Written by Matthew Ern, email@example.com Thursday, 31 October 2013 00:00
Common core state testing standards dominated the New Hyde Park-Garden City Park Board of Education held a work session meeting on Monday, Oct. 21. The bulk of the meeting was spent discussing the standards and the methods of evaluating teachers as “effective” or not. The common core functions in conjunction with the Federal Race to the Top reform efforts and were implemented to establish a “common core of standards that are internationally benchmarked.”
Not all schools have found the CCSS effectively.
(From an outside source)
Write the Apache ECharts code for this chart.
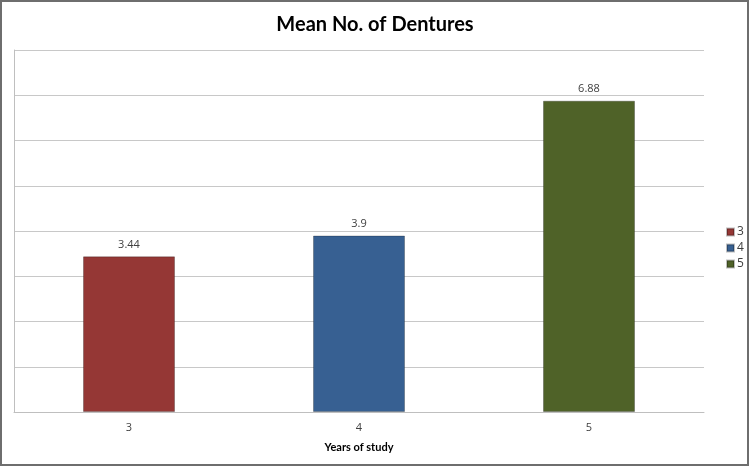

Many of the tests were put in place before teachers had a full year to prepare students for the new curriculum’s, according to district officials.
“I am not against the Common Core; I’m against the implementation of it,” says board trustee Joan Romagnoli.
District Superintendent Robert Katulak also weighed in on the issue of standardized testing, stating “We can’t say tests don’t mean anything, but it’s tricky. As long as I’ve been here we’ve had standardized tests.” The board expressed concerns at the way the test results are impacting teachers.
According to Katulak, the most proficient teachers are now often rewarded with the best students to continue their positive rankings. But this results in the struggling students getting passed off to new and inexperienced teachers when they really deserve the attention of the better educators. He says this is a nation-wide problem.
The common core is also indirectly tied to new Annual Professsional Performance Review Plan (APPR), the new teacher ranking system. Under the new APPR plan, 60 percent of teacher ratings would be based on classroom observations, 20 percent on students’ scores on state standardized tests, and 20 percent on a list of three scoring options.
That could include locally developed tests, exams offered by third parties or a simple doubling of the value placed on the state tests. School boards in Nassau County had to negotiate the final 20 percent with their local unions.
Katulak offered an explanation of how the point-based ranking system functions. Each district decides on an instrument to measure teacher effectiveness, the Danielson method is common on Long Island but is not a universal standard. The bulk of the points come from this, he say, “although other factors such as growth from year-to-year are also considered.”
Should the CCSS resolution pass in all schools, Katulak would like a provision included that the results of the tests be made public to educators. That way teachers can be better prepared for the types of questions that tripped up their students.